L.A. Is a Den of Iranian Intrigue and Ambition

Roozbeh Farahanipour was jailed and beaten during student protests in Iran in 1999. Today, he sits in a cramped office above a Persian-language bookstore on Westwood Boulevard, speaking in low tones about the pro-Tehran "agents" he says still dog him.

Two years ago, after hostile men confronted his Iranian activist group at public forums, he walked down the bustling avenue -- past Persian restaurants, Persian pop music vendors and the publisher of the 1,200-page Iranian Yellow Pages -- to the FBI office a few blocks away.

There, he said, U.S. agents pressed him for details on espionage and provocateurs.

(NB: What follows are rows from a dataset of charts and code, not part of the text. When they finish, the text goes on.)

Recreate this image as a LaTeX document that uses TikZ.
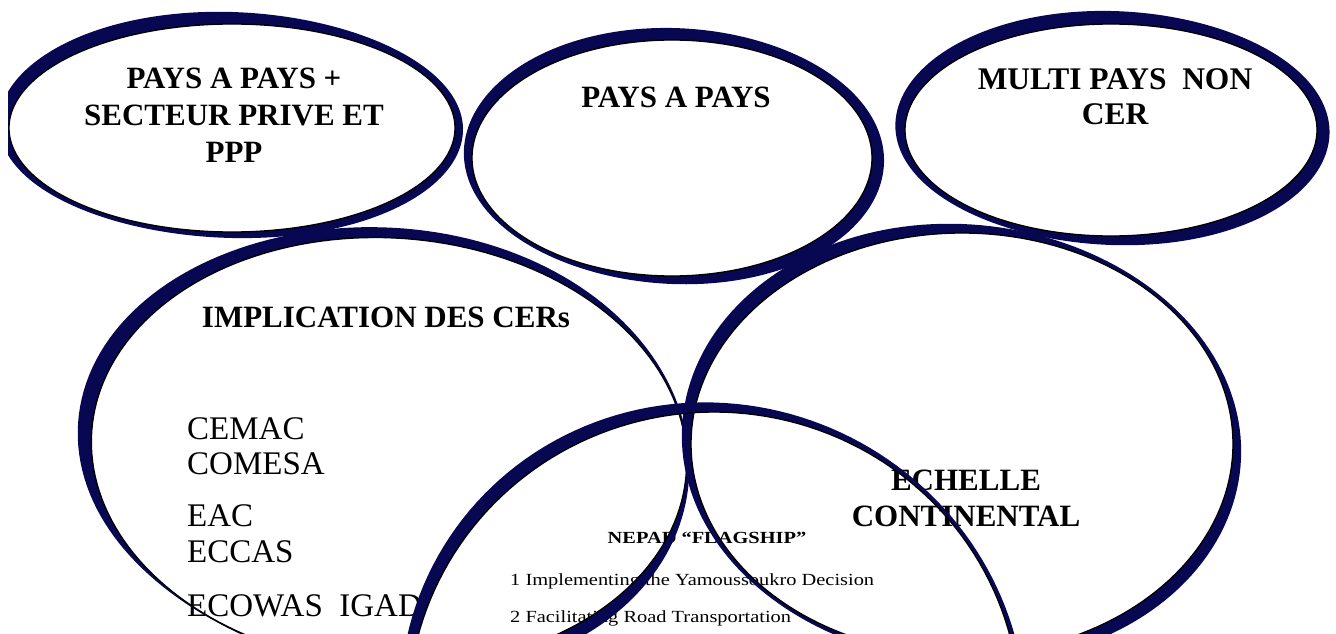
\documentclass[tikz,border=0pt]{standalone}
\usepackage{fontspec}
\setmainfont{Liberation Serif}
\newfontfamily\nepadfont{Liberation Serif}[FakeStretch=1.2]
\definecolor{navy}{RGB}{8,8,82}
\tikzset{
  rim/.style={fill=navy, even odd rule},
  rimline/.style={draw=black, line width=1.3pt},
  rimplot/.style={domain=0:360, samples=181, variable=\t},
  bigtitle/.style={font=\bfseries\fontsize{31}{37}\selectfont, align=center, anchor=north, inner sep=0pt},
  cerlist/.style={font=\fontsize{33}{35.5}\selectfont, align=left, anchor=north west, inner sep=0pt},
  smalltitle/.style={font=\nepadfont\bfseries\fontsize{17}{37}\selectfont, anchor=north, inner sep=0pt},
  smalllist/.style={font=\nepadfont\fontsize{17}{37}\selectfont, align=left, anchor=north west, inner sep=0pt}
}
\begin{document}
\begin{tikzpicture}[x=1pt,y=-1pt,
  declare function={rimw(\t)=\tk+\tx*cos(\t)+\ty*sin(\t)+\td*sin(2*\t)+\tc*cos(3*\t);}]
\useasboundingbox (0,0) rectangle (1336,634);
\clip (8,0) rectangle (1336,634);
\node[bigtitle] (ppText) at (234,68) {PAYS A PAYS +\\SECTEUR PRIVE ET\\PPP};
\node[bigtitle] (papText) at (676,87) {PAYS A PAYS};
\node[bigtitle, font=\bfseries\fontsize{31.5}{35}\selectfont] (mpText) at (1115,68) {MULTI PAYS\ \ NON\\CER};
\node[bigtitle] (cerText) at (386,307) {IMPLICATION DES CERs};
\node[cerlist] (cerList) at (187,417) {CEMAC\\COMESA\\[16.5pt]EAC\\ECCAS\\[18.5pt]ECOWAS\ \ IGAD};
\node[bigtitle, font=\bfseries\fontsize{31}{36}\selectfont] (contText) at (966,470) {ECHELLE\\CONTINENTAL};
\node[smalltitle] (nepText) at (707,532) {NEPAD \textquotedblleft FLAGSHIP\textquotedblright};
\node[smalllist] (nepList) at (510,573) {1 Implementing the Yamoussoukro Decision\\2 Facilitating Road Transportation};
% centre x / centre y / radii / tilt / rim width: mean, left-right, up-down, diagonal, 3-fold
\foreach \cx/\cy/\rx/\ry/\tilt/\tk/\tx/\ty/\td/\tc in {
  232/128/223/104/0/9/-1/-3/3/0,
  672/158/200/118/0/10/2/-2/3/0,
  1111/130/206/106/0/11/1.5/-2/3/0,
  389/452/298/214/4/8.5/-2.5/-1.5/5/-3,
  962/444/271/211/0/8.5/-0.5/-0.5/5/0,
  714/712/306/300/0/7/-1/-2.5/4/0}
{
  \begin{scope}[shift={(\cx,\cy)}]
    \fill[rim] plot[rimplot]
      ({(\rx+rimw(\t))*cos(\t)*cos(\tilt)-(\ry+rimw(\t))*sin(\t)*sin(\tilt)},
       {(\rx+rimw(\t))*cos(\t)*sin(\tilt)+(\ry+rimw(\t))*sin(\t)*cos(\tilt)}) -- cycle
      plot[rimplot]
      ({\rx*cos(\t)*cos(\tilt)-\ry*sin(\t)*sin(\tilt)},
       {\rx*cos(\t)*sin(\tilt)+\ry*sin(\t)*cos(\tilt)}) -- cycle;
    \draw[rimline] plot[rimplot]
      ({\rx*cos(\t)*cos(\tilt)-\ry*sin(\t)*sin(\tilt)},
       {\rx*cos(\t)*sin(\tilt)+\ry*sin(\t)*cos(\tilt)}) -- cycle;
  \end{scope}
}
\end{tikzpicture}
\end{document}
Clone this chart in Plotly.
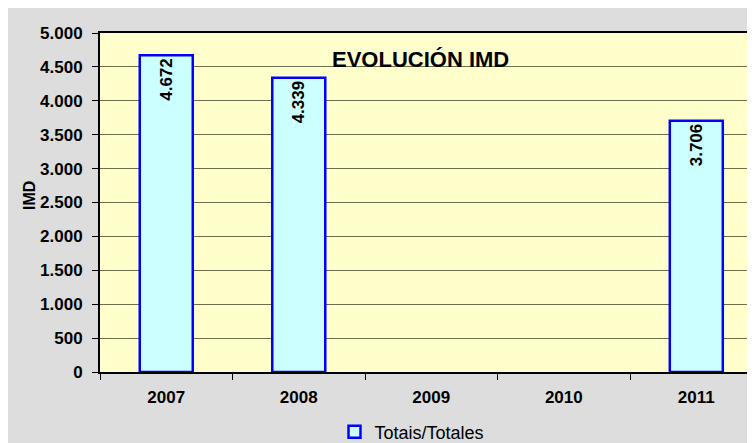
import plotly.graph_objects as go

years = ["2007", "2008", "2009", "2010", "2011"]
totals = [4672, 4339, None, None, 3706]
y_ticks = list(range(0, 5001, 500))
y_tick_labels = [f"{v:,}".replace(",", ".") for v in y_ticks]

W, H = 747, 435
L, R, T, B = 92, 0, 25, 71
PW, PH = W - L - R, H - T - B

FONT = "Liberation Sans, Arial"

fig = go.Figure()
fig.add_trace(go.Bar(
    x=years, y=totals, name="Totais/Totales",
    width=0.4,
    marker=dict(color="#ccffff", line=dict(color="#0000ff", width=2.5)),
    texttemplate="%{y:,.0f}", textposition="inside", insidetextanchor="end",
    textangle=-90,
    textfont=dict(family=FONT, size=17, color="black", weight="bold"),
    showlegend=True,
))

fig.update_layout(
    width=W, height=H,
    margin=dict(l=L, r=R, t=T, b=B, autoexpand=False),
    paper_bgcolor="#dddddd",
    plot_bgcolor="#ffffcc",
    separators=",.",
    font=dict(family=FONT, size=17, color="black"),
    showlegend=True,
    legend=dict(orientation="h", x=(412 - 8 - L) / PW, xanchor="center",
                y=-(424 - 364) / PH, yanchor="middle",
                itemwidth=30,
                font=dict(size=18), bgcolor="rgba(0,0,0,0)"),
    annotations=[
        dict(text="<b>EVOLUCIÓN IMD</b>", xref="paper", yref="paper",
             x=0.49, y=0.923, xanchor="center", yanchor="middle",
             showarrow=False, font=dict(size=22)),
        dict(text="<b>IMD</b>", xref="paper", yref="paper", textangle=-90,
             x=(21 - L) / PW, y=1 - (188 - T) / PH, xanchor="center", yanchor="middle",
             showarrow=False, font=dict(size=16)),
    ],
)

fig.update_xaxes(
    type="category", range=[-0.5, 4.443],
    showline=True, linecolor="black", linewidth=2, mirror=True,
    ticks="outside", tickson="boundaries", ticklen=6, tickcolor="black",
    tickfont=dict(size=17, weight="bold"), ticklabelstandoff=9, showgrid=False,
)
fig.update_yaxes(
    range=[0, 5000], tickvals=y_ticks, ticktext=y_tick_labels,
    showline=True, linecolor="black", linewidth=2, mirror=True,
    ticks="outside", ticklen=6, tickcolor="black",
    tickfont=dict(size=17, weight="bold"), ticklabelstandoff=6,
    showgrid=True, gridcolor="#6f6f50", gridwidth=1,
    zeroline=False,
)

fig.write_html("out.html")
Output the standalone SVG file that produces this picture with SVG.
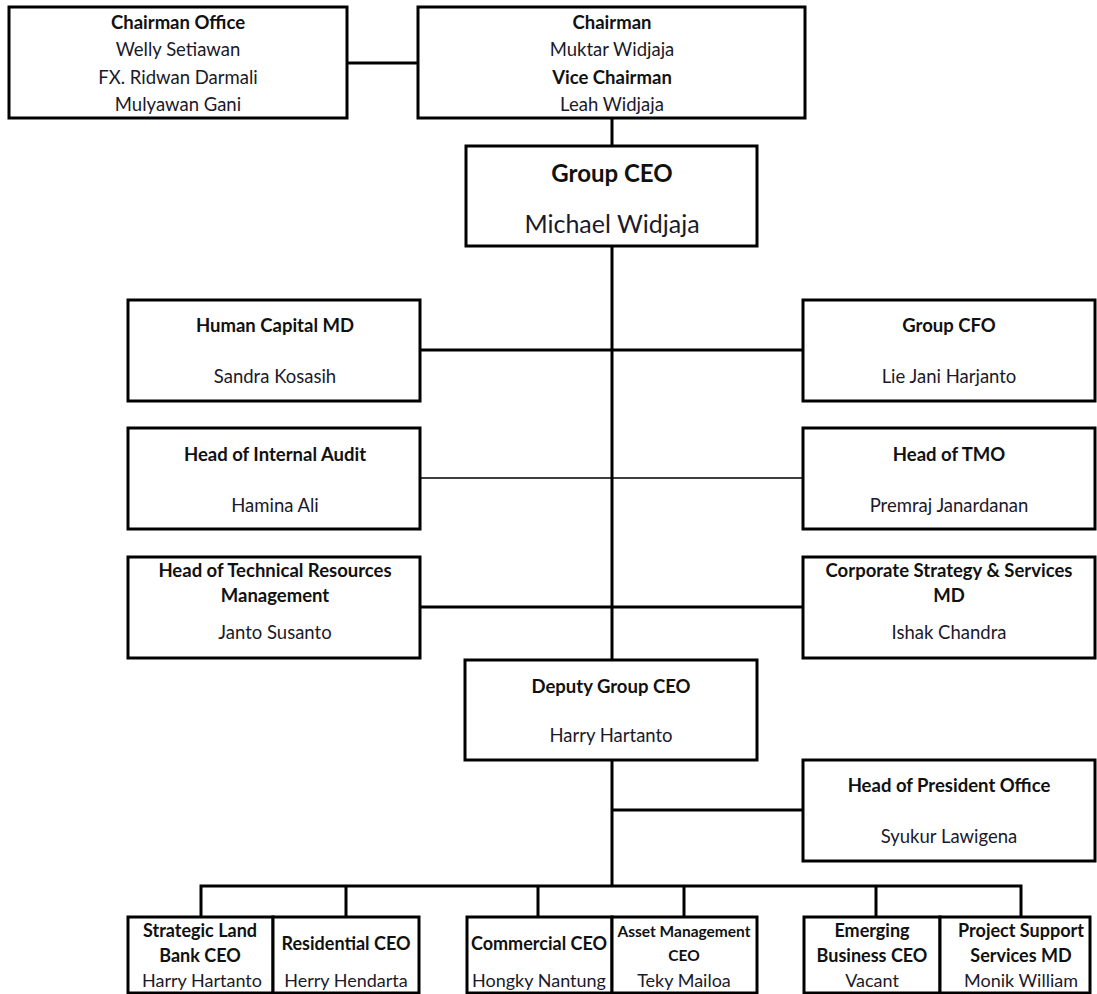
<svg xmlns="http://www.w3.org/2000/svg" width="1097" height="994" viewBox="0 0 1097 994">
<style>
.box{fill:#fff;stroke:#000;stroke-width:3}
.ln{fill:none;stroke:#000;stroke-width:3}
.thin{fill:none;stroke:#000;stroke-width:1.6}
text{font-family:Lato,"Liberation Sans",sans-serif;text-anchor:middle;dominant-baseline:central;fill:#111}
.b{font-weight:bold;font-size:18.5px}
.n{font-size:18.5px;fill:#1a1a2a}
.bl{font-weight:bold;font-size:24px}
.nl{font-size:25px;fill:#1a1a2a}
.bs{font-weight:bold;font-size:18.5px}
.ns{font-size:18.5px;fill:#1a1a2a}
.bx{font-weight:bold;font-size:18px}
.nx{font-size:18px;fill:#1a1a2a}
</style>
<rect width="1097" height="994" fill="#fff"/>
<g id="connectors">
<line class="ln" x1="347" y1="63" x2="418" y2="63"/>
<line class="ln" x1="612" y1="118" x2="612" y2="146"/>
<line class="ln" x1="612" y1="246" x2="612" y2="660"/>
<line class="ln" x1="420" y1="350" x2="803" y2="350"/>
<line class="thin" x1="420" y1="478" x2="803" y2="478"/>
<line class="ln" x1="420" y1="607" x2="803" y2="607"/>
<line class="ln" x1="612" y1="760" x2="612" y2="886"/>
<line class="ln" x1="612" y1="810" x2="803" y2="810"/>
<polyline class="ln" points="201,917 201,886 1021,886 1021,917"/>
<line class="ln" x1="346" y1="886" x2="346" y2="917"/>
<line class="ln" x1="538" y1="886" x2="538" y2="917"/>
<line class="ln" x1="684" y1="886" x2="684" y2="917"/>
<line class="ln" x1="876" y1="886" x2="876" y2="917"/>
</g>
<g id="chairman-office">
<rect class="box" x="9" y="7" width="338" height="111"/>
<text class="b" x="178" y="22">Chairman Office</text>
<text class="n" x="178" y="49">Welly Setiawan</text>
<text class="n" x="178" y="77">FX. Ridwan Darmali</text>
<text class="n" x="178" y="104">Mulyawan Gani</text>
</g>
<g id="chairman">
<rect class="box" x="418" y="7" width="387" height="111"/>
<text class="b" x="612" y="22">Chairman</text>
<text class="n" x="612" y="49">Muktar Widjaja</text>
<text class="b" x="612" y="77">Vice Chairman</text>
<text class="n" x="612" y="104">Leah Widjaja</text>
</g>
<g id="group-ceo">
<rect class="box" x="466" y="146" width="291" height="100"/>
<text class="bl" x="612" y="172">Group CEO</text>
<text class="nl" x="612" y="223">Michael Widjaja</text>
</g>
<g id="human-capital">
<rect class="box" x="128" y="300" width="292" height="101"/>
<text class="bs" x="275" y="325">Human Capital MD</text>
<text class="ns" x="275" y="376">Sandra Kosasih</text>
</g>
<g id="internal-audit">
<rect class="box" x="128" y="428" width="292" height="101"/>
<text class="bs" x="275" y="454">Head of Internal Audit</text>
<text class="ns" x="275" y="505">Hamina Ali</text>
</g>
<g id="technical-resources">
<rect class="box" x="128" y="557" width="292" height="101"/>
<text class="bs" x="275" y="570">Head of Technical Resources</text>
<text class="bs" x="275" y="595">Management</text>
<text class="ns" x="275" y="632">Janto Susanto</text>
</g>
<g id="group-cfo">
<rect class="box" x="803" y="300" width="292" height="101"/>
<text class="bs" x="949" y="325">Group CFO</text>
<text class="ns" x="949" y="376">Lie Jani Harjanto</text>
</g>
<g id="head-tmo">
<rect class="box" x="803" y="428" width="292" height="101"/>
<text class="bs" x="949" y="454">Head of TMO</text>
<text class="ns" x="949" y="505">Premraj Janardanan</text>
</g>
<g id="corporate-strategy">
<rect class="box" x="803" y="557" width="292" height="101"/>
<text class="bs" x="949" y="570">Corporate Strategy &amp; Services</text>
<text class="bs" x="949" y="595">MD</text>
<text class="ns" x="949" y="632">Ishak Chandra</text>
</g>
<g id="deputy-ceo">
<rect class="box" x="465" y="660" width="292" height="100"/>
<text class="bs" x="611" y="686">Deputy Group CEO</text>
<text class="ns" x="611" y="735">Harry Hartanto</text>
</g>
<g id="president-office">
<rect class="box" x="803" y="760" width="292" height="101"/>
<text class="bs" x="949" y="785">Head of President Office</text>
<text class="ns" x="949" y="836">Syukur Lawigena</text>
</g>
<g id="strategic-land">
<rect class="box" x="128" y="917" width="145" height="76"/>
<text class="bx" x="200" y="930">Strategic Land</text>
<text class="bx" x="200" y="955">Bank CEO</text>
<text class="nx" x="202" y="980">Harry Hartanto</text>
</g>
<g id="residential">
<rect class="box" x="273" y="917" width="146" height="76"/>
<text class="bx" x="346" y="943">Residential CEO</text>
<text class="nx" x="346" y="980">Herry Hendarta</text>
</g>
<g id="commercial">
<rect class="box" x="467" y="917" width="145" height="76"/>
<text class="bx" x="539" y="943">Commercial CEO</text>
<text class="nx" x="539" y="980">Hongky Nantung</text>
</g>
<g id="asset-management">
<rect class="box" x="612" y="917" width="145" height="76"/>
<text class="bx" x="684" y="931" style="font-size:15.5px">Asset Management</text>
<text class="bx" x="684" y="955" style="font-size:15.5px">CEO</text>
<text class="nx" x="684" y="980">Teky Mailoa</text>
</g>
<g id="emerging-business">
<rect class="box" x="804" y="917" width="136" height="76"/>
<text class="bx" x="872" y="930">Emerging</text>
<text class="bx" x="872" y="955">Business CEO</text>
<text class="nx" x="872" y="980">Vacant</text>
</g>
<g id="project-support">
<rect class="box" x="940" y="917" width="150" height="76"/>
<text class="bx" x="1021" y="930">Project Support</text>
<text class="bx" x="1021" y="955">Services MD</text>
<text class="nx" x="1021" y="980">Monik William</text>
</g>
</svg>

Such relationships are the political currency of the real-life Casablanca that is "Irangeles," the largest Iranian community outside Iran. Here, across miles of urban sprawl, from Encino to Beverly Hills to Westwood, intrigue over who might be spying on whom abounds.

Los Angeles has become a key location for gathering intelligence on Tehran. A CIA station here has spent a decade recruiting informants among Iranian expatriates and businessmen who travel to Iran. The local FBI field office is wooing Iranians as sources -- and investigating others as potential terrorists or spies.

This activity is growing in intensity as the Bush administration tries to learn more about Iran's nuclear ambitions and possible Iranian-sponsored terrorism in this country.

A mix of political causes and personal ambitions fuels Irangeles. As the Iranian New Year dawns, Reza Pahlavi -- the late Shah of Iran's heir to the Peacock Throne -- is holding court in Beverly Hills. Exile activists from as far away as Paris are meeting in Woodland Hills to create a "coalition of liberation." Iranian intellectuals in the San Fernando Valley are debating pro-democracy petitions circulating half a world away in Tehran.

Faced with the sudden prospect of relevance, exile activists are jockeying for recognition from U.S. policymakers. They are touting contacts with the White House, the Pentagon, the State Department, the CIA.

They boast of tete-a-tetes with members of Vice President Dick Cheney's staff, and drop the name "Elliott" -- as in Elliott Abrams, Bush's deputy national security advisor. They prominently display Christmas cards from Kansas Republican Sen. Sam Brownback, an early backer of legislation that would provide financial support to the Iranian opposition. In Washington, they're making the rounds like actors looking for an agent.